Packshot of Shell E-Fluids and a Kreisel battery stack

Supercomputers demonstrate Shell E-Fluids to be best-in-class coolants for EV batteries

Shell Computational Science team played a critical role in demonstrating the improved performance of Shell E-Fluids, a coolant liquid for batteries used for electric vehicles (EVs).

By Suchismita Sanyal, General Manager for Computational Science on Jan 21, 2021

I am truly enthusiastic to see how computational science can support all of Shell businesses in pushing the boundaries of the next generation of cleaner energy technologies. Last year, I shared few examples of High Performance Computing (HPC) advancing technologies that are central to a future hydrogen economy and I explained how our expertise in HPC and code-optimization makes our conventional applications faster and more efficient.

This time, I would like to highlight the work the Computational Science team accomplished for Shell Lubricants. Their products are backed by unique technological expertise and decades of research and development across a global network of labs located in Bangalore, Hamburg, Houston, Shanghai and Atsugi. Let me share how the Computational Science team contributed to this track record in 2020 and paved the way for future technological improvements.

The team carried a computational study for our colleagues in the research laboratory in Hamburg that demonstrated the improved performance of Shell E‑Fluids, a coolant liquid for batteries used for electric vehicles (EVs).

The model our team created proved that the temperature difference between the fluid and the battery is significantly lower when using Shell E-Fluids in Kreisel Electric batteries compared to conventional liquid cooled batteries. The demonstration of this game-changing performance led to a new patent for Shell and a deeper cooperation with the Austrian EV battery pack manufacturer. Last November, Shell and Kreisel electric formed a strategic alliance to offer a high-performance electric battery solution together.

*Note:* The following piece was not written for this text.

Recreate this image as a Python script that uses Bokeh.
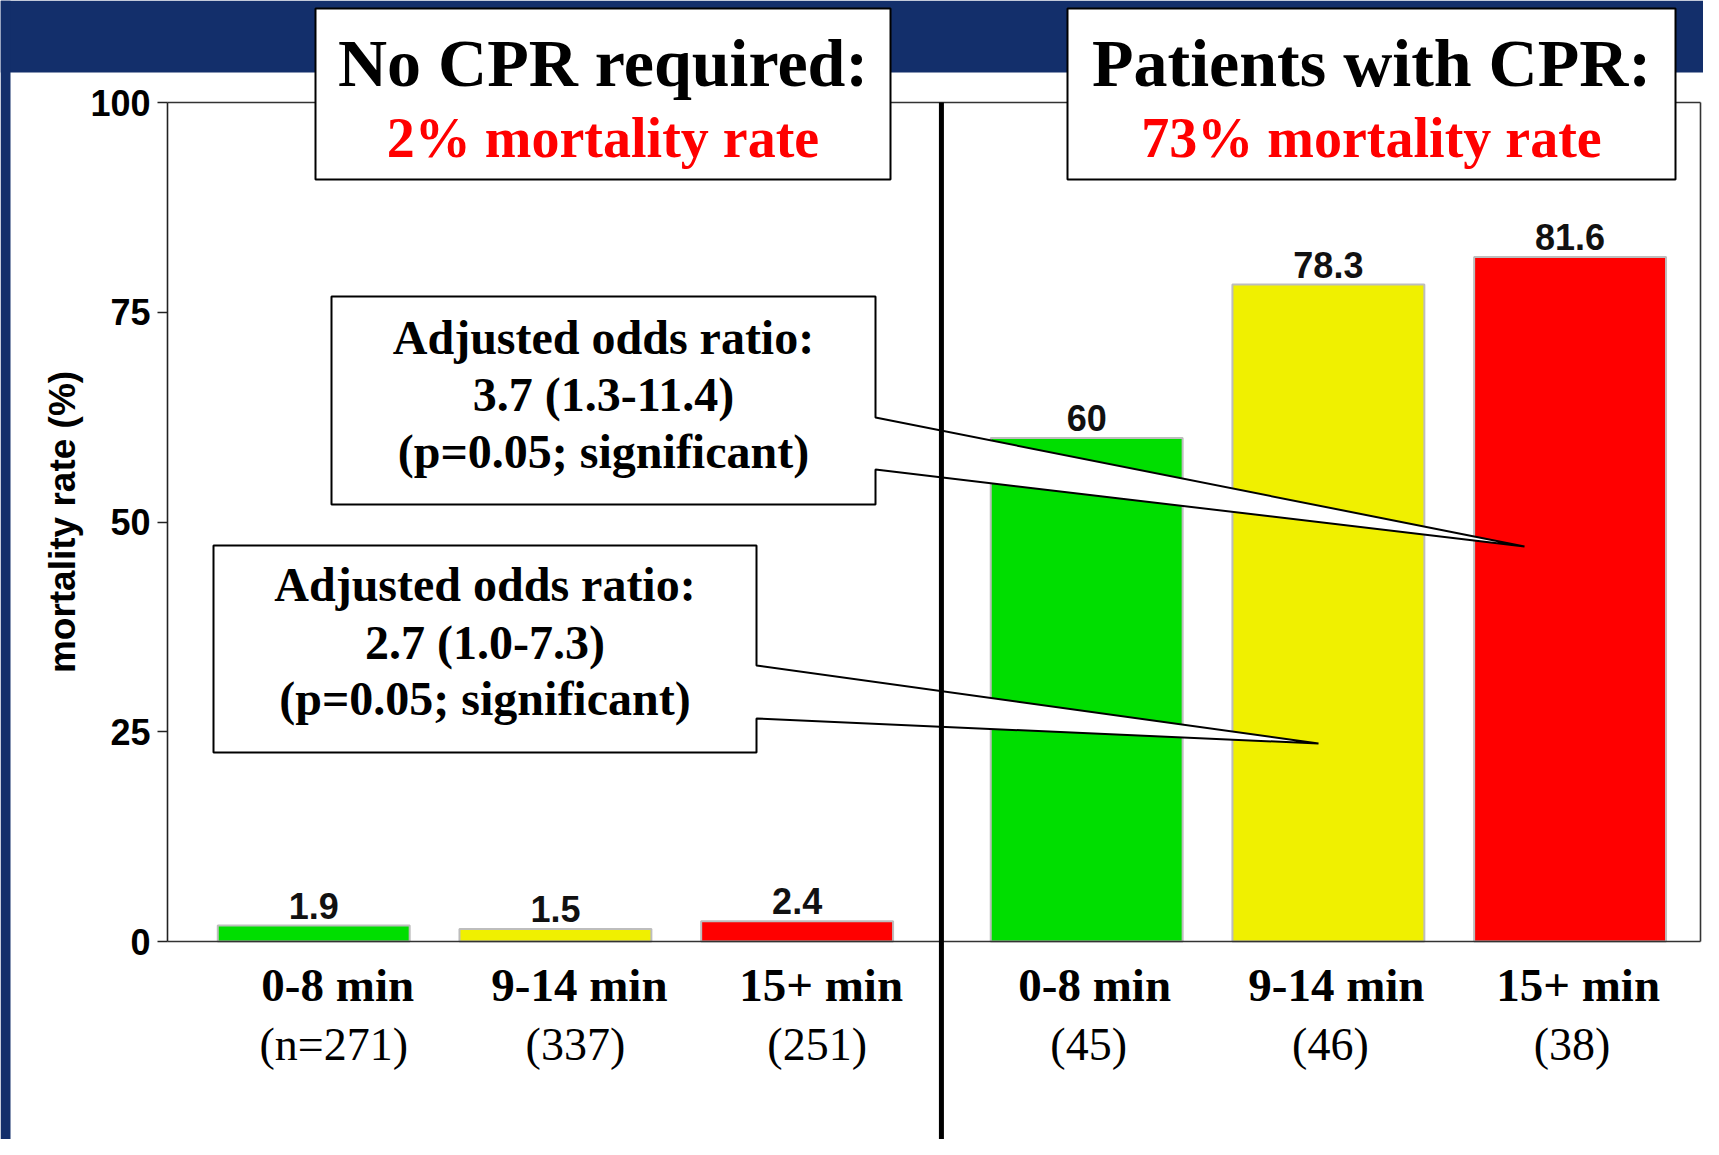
from bokeh.plotting import figure
from bokeh.models import Range1d, LinearAxis, FixedTicker, BoxAnnotation, ColumnDataSource
from bokeh.core.properties import value
from bokeh.embed import file_html
from bokeh.resources import INLINE

# ---------------- data ----------------
categories = ["0-8 min", "9-14 min", "15+ min"]
no_cpr_rates = [1.9, 1.5, 2.4]
cpr_rates = [60, 78.3, 81.6]
no_cpr_counts = ["(n=271)", "(337)", "(251)"]
cpr_counts = ["(45)", "(46)", "(38)"]
bar_colors = ["#00de00", "#f0f000", "#ff0000"]
y_ticks = [0, 25, 50, 75, 100]
titles = ["No CPR required:", "Patients with CPR:"]
subtitles = ["2% mortality rate", "73% mortality rate"]
callout_upper = ["Adjusted odds ratio:", "3.7 (1.3-11.4)", "(p=0.05; significant)"]
callout_lower = ["Adjusted odds ratio:", "2.7 (1.0-7.3)", "(p=0.05; significant)"]

# ---------------- layout ----------------
W, H = 1703, 1139
X0, SX = 167.0, 241.7      # canvas px of x=0, px per category step
Y0, SY = 941.0, 8.39       # canvas px of y=0, px per percent


def px2x(px):
    return (px - X0) / SX


def px2y(py):
    return (Y0 - py) / SY


LEFT_START, RIGHT_START, BAR_W = 0.605, 3.803, 0.794
DIVIDER_X = 3.202
RIGHT_EDGE = px2x(1700)
LABEL_GAP = 20 / SY

left_x = [LEFT_START + i for i in range(len(categories))]
right_x = [RIGHT_START + i for i in range(len(categories))]

p = figure(width=W, height=H, min_border=0, output_backend="svg", toolbar_location=None,
           x_range=Range1d(px2x(0), px2x(W)), y_range=Range1d(px2y(H), px2y(0)),
           x_axis_location=None, y_axis_location=None)
p.outline_line_color = None
p.background_fill_color = "white"
p.border_fill_color = "white"
p.xgrid.visible = False
p.ygrid.visible = False

# background blue band
p.add_layout(BoxAnnotation(bottom=px2y(72), fill_color="#132f6b", fill_alpha=1.0,
                           line_color=None, level="underlay"))
p.add_layout(BoxAnnotation(right=px2x(10), fill_color="#132f6b", fill_alpha=1.0,
                           line_color=None, level="underlay"))

# bars
all_rates = no_cpr_rates + cpr_rates
src = ColumnDataSource(dict(
    x=left_x + right_x,
    top=all_rates,
    label_y=[v + LABEL_GAP for v in all_rates],
    color=bar_colors + bar_colors,
    label=[f"{v:g}" for v in all_rates],
))
p.vbar(x="x", top="top", bottom=0, width=BAR_W, fill_color="color", line_color="#bdbdbd",
       line_width=2, source=src)

# frame lines
p.segment(x0=[0, RIGHT_EDGE, 0], y0=[100, 0, 0], x1=[RIGHT_EDGE, RIGHT_EDGE, RIGHT_EDGE],
          y1=[100, 100, 0], line_color="#333333", line_width=1.6)

# value labels
p.text(x="x", y="label_y", text="label", source=src, text_font=value("Liberation Sans"),
       text_font_size="36px", text_font_style="bold", text_color="#111111",
       text_align="center", text_baseline="alphabetic")

# y axis
yaxis = LinearAxis(fixed_location=0, bounds=(0, 100), ticker=FixedTicker(ticks=y_ticks),
                   axis_label="mortality rate (%)")
yaxis.axis_line_color = "#222222"
yaxis.axis_line_width = 1.6
yaxis.major_tick_line_color = "#222222"
yaxis.major_tick_line_width = 1.6
yaxis.major_tick_out = 10
yaxis.major_tick_in = 0
yaxis.minor_tick_line_color = None
yaxis.major_label_standoff = 7
yaxis.major_label_text_font = "Liberation Sans"
yaxis.major_label_text_font_style = "bold"
yaxis.major_label_text_font_size = "36px"
yaxis.major_label_text_color = "black"
yaxis.axis_label_text_font = "Liberation Sans"
yaxis.axis_label_text_font_style = "bold"
yaxis.axis_label_text_font_size = "37px"
yaxis.axis_label_text_color = "black"
yaxis.axis_label_standoff = 4
p.add_layout(yaxis, "left")

# category labels
p.text(x=left_x, y=[px2y(984)] * 3, text=categories,
       text_font=value("Liberation Serif"), text_font_size="47px", text_font_style="bold",
       text_color="black", text_align="center", text_baseline="middle", x_offset=24)
p.text(x=right_x, y=[px2y(984)] * 3, text=categories,
       text_font=value("Liberation Serif"), text_font_size="47px", text_font_style="bold",
       text_color="black", text_align="center", text_baseline="middle", x_offset=8)
p.text(x=left_x, y=[px2y(1044)] * 3, text=no_cpr_counts,
       text_font=value("Liberation Serif"), text_font_size="46px", text_font_style="normal",
       text_color="black", text_align="center", text_baseline="middle", x_offset=20)
p.text(x=right_x, y=[px2y(1044)] * 3, text=cpr_counts,
       text_font=value("Liberation Serif"), text_font_size="46px", text_font_style="normal",
       text_color="black", text_align="center", text_baseline="middle", x_offset=2)

# title boxes
title_boxes = [(315, 890), (1067, 1675)]
p.quad(left=[px2x(a) for a, b in title_boxes], right=[px2x(b) for a, b in title_boxes],
       top=[px2y(8)] * 2, bottom=[px2y(179)] * 2, fill_color="white", line_color="black",
       line_width=2)
p.text(x=[px2x((a + b) / 2) for a, b in title_boxes], y=[px2y(62)] * 2, text=titles,
       text_font=value("Liberation Serif"), text_font_size="68px", text_font_style="bold",
       text_color="black", text_align="center", text_baseline="middle")
p.text(x=[px2x((a + b) / 2) for a, b in title_boxes], y=[px2y(137)] * 2, text=subtitles,
       text_font=value("Liberation Serif"), text_font_size="56px", text_font_style="bold",
       text_color="#ff0000", text_align="center", text_baseline="middle")


# callouts (box with a pointed tail)
def callout(l, r, t, b, tail_a, tail_b, tip, lines, line_ys):
    xs = [l, r, r, tip[0], r, r, l]
    ys = [t, t, tail_a, tip[1], tail_b, b, b]
    p.patch(x=[px2x(v) for v in xs], y=[px2y(v) for v in ys], fill_color="white",
            line_color="black", line_width=2)
    p.text(x=[px2x((l + r) / 2)] * len(lines), y=[px2y(v) for v in line_ys], text=lines,
           text_font=value("Liberation Serif"), text_font_size="48px",
           text_font_style="bold", text_color="black", text_align="center",
           text_baseline="middle")


callout(331, 875, 296, 504, 417, 469, (1524, 546), callout_upper, [337, 394, 451])
callout(213, 756, 545, 752, 665, 718, (1318, 743), callout_lower, [584, 642, 698])

# divider between the two panels
p.segment(x0=[DIVIDER_X], y0=[100], x1=[DIVIDER_X], y1=[px2y(H + 5)], line_color="black",
          line_width=5)

open("out.html", "w").write(file_html(p, INLINE))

Packshot of Shell E-Fluids and a Kreisel battery stack

One of the key challenges when charging and discharging EV batteries is the thermal control. Batteries that are too hot will not charge as efficiently and can become a danger without adequate cooling. Active battery immersion cooling is one available solution to dissipate the heat generated from the charging and discharging process.

Active cooling means reducing the heat of the battery pack while it is being used, for example during driving or charging. Shell E-Fluids are dielectric fluids. They have the particular property of conducting heat without conducting electricity. Their superior thermal properties make them ideal for immersive cooling of battery packs. Proving these superior thermal properties required a collaborative, physics- and data-driven approach.

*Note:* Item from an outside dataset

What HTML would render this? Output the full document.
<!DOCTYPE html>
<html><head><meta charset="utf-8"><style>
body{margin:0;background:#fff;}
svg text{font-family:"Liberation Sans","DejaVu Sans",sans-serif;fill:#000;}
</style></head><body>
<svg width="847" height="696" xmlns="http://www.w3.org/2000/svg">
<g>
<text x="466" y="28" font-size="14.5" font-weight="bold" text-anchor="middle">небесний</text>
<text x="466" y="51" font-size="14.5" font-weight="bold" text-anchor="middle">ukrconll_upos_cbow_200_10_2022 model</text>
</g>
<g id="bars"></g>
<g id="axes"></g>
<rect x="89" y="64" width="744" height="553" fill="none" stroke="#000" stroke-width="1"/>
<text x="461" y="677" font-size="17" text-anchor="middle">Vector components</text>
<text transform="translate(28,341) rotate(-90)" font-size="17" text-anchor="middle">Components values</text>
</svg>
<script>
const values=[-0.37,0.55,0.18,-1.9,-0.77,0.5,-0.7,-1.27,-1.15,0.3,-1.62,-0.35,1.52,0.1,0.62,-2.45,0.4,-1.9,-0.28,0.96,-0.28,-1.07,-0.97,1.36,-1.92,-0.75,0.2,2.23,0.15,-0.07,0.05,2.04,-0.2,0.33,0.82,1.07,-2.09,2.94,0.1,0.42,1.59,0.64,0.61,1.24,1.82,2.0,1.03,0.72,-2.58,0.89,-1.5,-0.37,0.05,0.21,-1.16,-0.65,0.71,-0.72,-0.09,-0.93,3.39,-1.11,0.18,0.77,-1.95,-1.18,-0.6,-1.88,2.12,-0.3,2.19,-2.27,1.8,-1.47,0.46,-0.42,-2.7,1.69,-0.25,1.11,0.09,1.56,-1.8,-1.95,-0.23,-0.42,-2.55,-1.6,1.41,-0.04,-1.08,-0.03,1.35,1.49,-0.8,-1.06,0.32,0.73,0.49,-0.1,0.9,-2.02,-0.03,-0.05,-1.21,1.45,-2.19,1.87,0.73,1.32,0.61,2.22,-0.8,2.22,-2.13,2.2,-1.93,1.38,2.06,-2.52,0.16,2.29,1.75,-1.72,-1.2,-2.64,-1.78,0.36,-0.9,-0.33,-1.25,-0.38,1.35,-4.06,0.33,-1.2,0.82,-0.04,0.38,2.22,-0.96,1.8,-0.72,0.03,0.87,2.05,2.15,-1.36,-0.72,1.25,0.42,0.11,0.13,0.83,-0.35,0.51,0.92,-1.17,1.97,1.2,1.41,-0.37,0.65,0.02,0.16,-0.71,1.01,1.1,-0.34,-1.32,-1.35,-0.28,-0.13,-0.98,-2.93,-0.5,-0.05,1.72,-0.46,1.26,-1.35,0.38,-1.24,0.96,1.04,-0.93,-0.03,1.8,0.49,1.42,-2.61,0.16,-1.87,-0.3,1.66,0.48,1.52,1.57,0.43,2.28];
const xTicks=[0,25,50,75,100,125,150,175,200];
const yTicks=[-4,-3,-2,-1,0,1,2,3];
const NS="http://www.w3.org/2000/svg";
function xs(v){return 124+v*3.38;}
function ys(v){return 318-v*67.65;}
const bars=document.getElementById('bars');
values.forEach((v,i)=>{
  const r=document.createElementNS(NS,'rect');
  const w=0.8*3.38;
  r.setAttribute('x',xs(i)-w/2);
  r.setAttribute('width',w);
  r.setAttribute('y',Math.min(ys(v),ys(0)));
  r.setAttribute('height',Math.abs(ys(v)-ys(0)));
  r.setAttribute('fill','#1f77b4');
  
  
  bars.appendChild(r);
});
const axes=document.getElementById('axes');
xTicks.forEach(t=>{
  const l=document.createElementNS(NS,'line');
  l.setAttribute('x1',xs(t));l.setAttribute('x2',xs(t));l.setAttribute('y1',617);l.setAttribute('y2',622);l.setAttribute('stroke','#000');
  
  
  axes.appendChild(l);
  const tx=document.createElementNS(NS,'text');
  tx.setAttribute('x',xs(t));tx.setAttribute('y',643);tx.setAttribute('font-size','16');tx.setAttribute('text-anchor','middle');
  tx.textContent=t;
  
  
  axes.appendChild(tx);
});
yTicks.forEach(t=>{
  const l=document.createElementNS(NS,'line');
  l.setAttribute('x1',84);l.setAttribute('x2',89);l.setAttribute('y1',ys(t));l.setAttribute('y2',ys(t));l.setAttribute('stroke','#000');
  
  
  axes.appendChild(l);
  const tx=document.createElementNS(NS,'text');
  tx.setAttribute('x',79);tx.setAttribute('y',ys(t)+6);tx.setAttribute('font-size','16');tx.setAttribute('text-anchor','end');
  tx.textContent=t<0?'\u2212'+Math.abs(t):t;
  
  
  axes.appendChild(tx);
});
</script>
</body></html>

The Computational Science team designed and validated a physics-based model to simulate the battery pack under extreme charging and discharging conditions. To accurately describe these, the model had to be multi-scale and multi-physics. It captured the interplay between the nano-scale interactions of the charging cycles (involving electrons flowing in the battery cells) and the fluid dynamics at the battery scale (involving heat circulating in the cooling fluids). This involved modelling both quantum mechanics (at nano-scale) and classical physics (at battery scale) at different time scales (femto-seconds and milli-seconds respectively), which is non-trivial.

Visuals of the termodynamic modellings of charging and discharging conditions the battery pack.
Simulations show that the Shell E-Fluids are able to cool the battery effectively, keeping temperatures under control including during fast charging.

Our decades of experience in multi-scale, multiphysics modelling led to the efficient development of these models. The modelling results confirmed the efficacy of Shell E-Fluids before performing any laboratory experiments. Working with Kreisel experts, we could access important technical details related to battery material properties and geometry. These close collaborations with subject matter experts within and beyond Shell have helped our Computational Science team make our computational models robust by capturing the right physics, thus making our model transferrable and replicable across diverse products in the EV space.

To further demonstrate that Shell E-fluids are indeed better than current market solutions, the lubricant research team in Hamburg created a laboratory environment where they could run experiments to put the model into practice. The cooperation with Kreisel allowed our researchers to perform a full-fledged battery pack simulation – to look at how temperature hotspots develop and to compare coolants performances by changing the fluid in the battery test rig (which you can see in the image below). The focused experimentation tested and validated the results of the modelling of the battery charging cycles.

The Computational Science team will be further involved in the collaboration with Kreisel Electric. This model can now be used to develop new formulations for Shell E-Fluids in pushing the performance further. It can also be used to provide modelling service to test fluid dynamics in alternative battery pack arrangements.

image of the battery test rig used during the laboratory experiments.

Suchismita Sanyal is the General Manager, Computational Science at Shell Technology Centre Bangalore. She leads a group of 60 researchers in the Computational Science group in Shell, delivering digital solutions across multiple Shell businesses and designed to position Shell on a stronger foothold in the energy transition.